One of its most critical provisions is the introduction of a time-bound requirement to formalize land rights. Under this framework, land supported by traditional or customary documentation must be converted into formally registered titles within a specified transition period.

This regulation introduced several key changes:

  • Strengthening the framework for land rights, management, and registration
  • Reinforcing the role of the state in land administration
  • Introducing clearer rules on land utilization and tenure

Most critically, the regulation set a deadline for the recognition of informal or customary land evidence. According to Article 96 of GR 18/2021, it articulates:

 (1) Written evidence of former customary land owned by individuals must be registered within a maximum period of 5 (five) years from the date of entry into force of this Government Regulation.

 (2) Should the period referred to in paragraph (1) expire, the written evidence of former customary land shall be deemed invalid and may not be used as evidence of land rights, but only as a reference for the purposes of land registration.

As of February 2026, traditional land documents—such as girik, petok, verponding, and similar forms—are no longer be recognized as valid proof of land rights, and may only serve as historical references in the land registration process.

Any land supported solely by traditional or customary documents that has not been formally registered with the Ministry of Agrarian Affairs and Spatial Planning / National Land Agency (ATR/BPN) will, after February 2026, according to Article 95 of GR 18/2021, no longer be recognized as valid legal title. Such land will be treated as state-controlled land, subject to further determination under prevailing regulations.

However, landholder individuals may still apply for formal registration, through PTSL (Pendaftaran Tanah Sistematis Lengkap), a nationwide program by ATR/BPN to systematically register all land parcels in Indonesia, aimed at accelerating certification and strengthening legal certainty of land ownership. In this process, traditional documents may continue to be used as supporting evidence of possession and land history, subject to verification. In the lead-up to the 2026 deadline, this regulatory push has accelerated land formalization, with approximately 5 million land parcels registered and 1.8 million certificates issued in 2025 alone.

Implications for Land Acquisition

This reform marks a fundamental transition from a system historically influenced by possession-based claims toward a fully title-based land administration system. For investors and developers—particularly in real estate and industrial park development—the implications, once fully implemented, are significant. However, the effectiveness of this transition will require time for institutional and market adjustment, particularly in aligning administrative capacity, data integration, and on-the-ground verification processes.

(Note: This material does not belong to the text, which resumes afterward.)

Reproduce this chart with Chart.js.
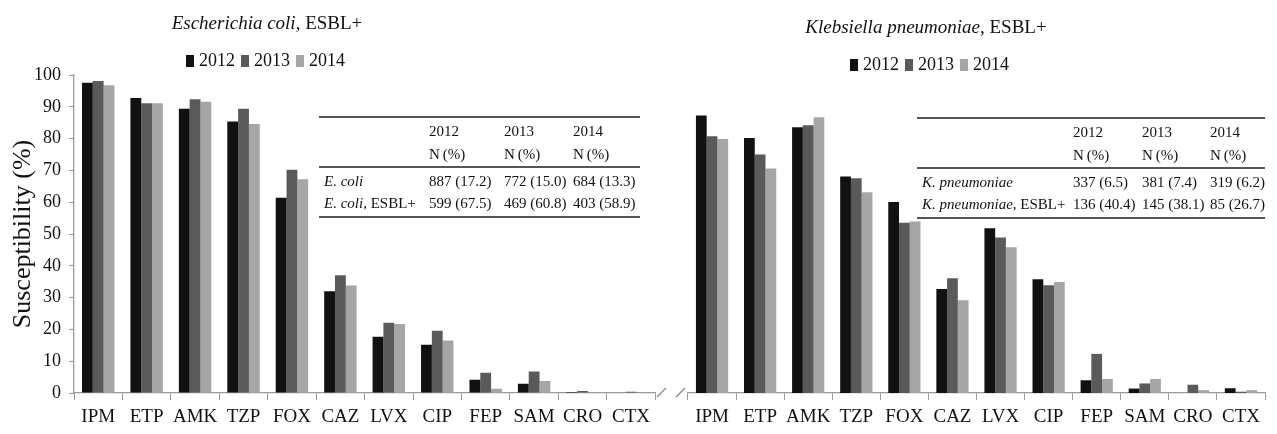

In practical terms, this transition is expected to deliver several key improvements in the land acquisition process:

  • Reduction in Legal Uncertainty: The elimination of informal land evidence directly reduces the risk of overlapping and competing claims.
  • Improved Transaction Certainty: Land acquisition will increasingly rely on registered titles, enabling clearer verification and transfer processes.
  • Acceleration of Land Consolidation: The standardization of land ownership documentation is expected to streamline the process of assembling large land parcels.

Looking Through A Lens in the Vietnamese Land Ownership Regulations

Different from Indonesia—which features multiple types of land rights, layered ownership structures, and the added complexity of customary land claims—Vietnam adopts a simpler and more centralized land regime. The system is built around a single concept: Land Use Rights (LUR), commonly evidenced through the Land Use Rights Certificate (LURC), also known as the “Red Book.”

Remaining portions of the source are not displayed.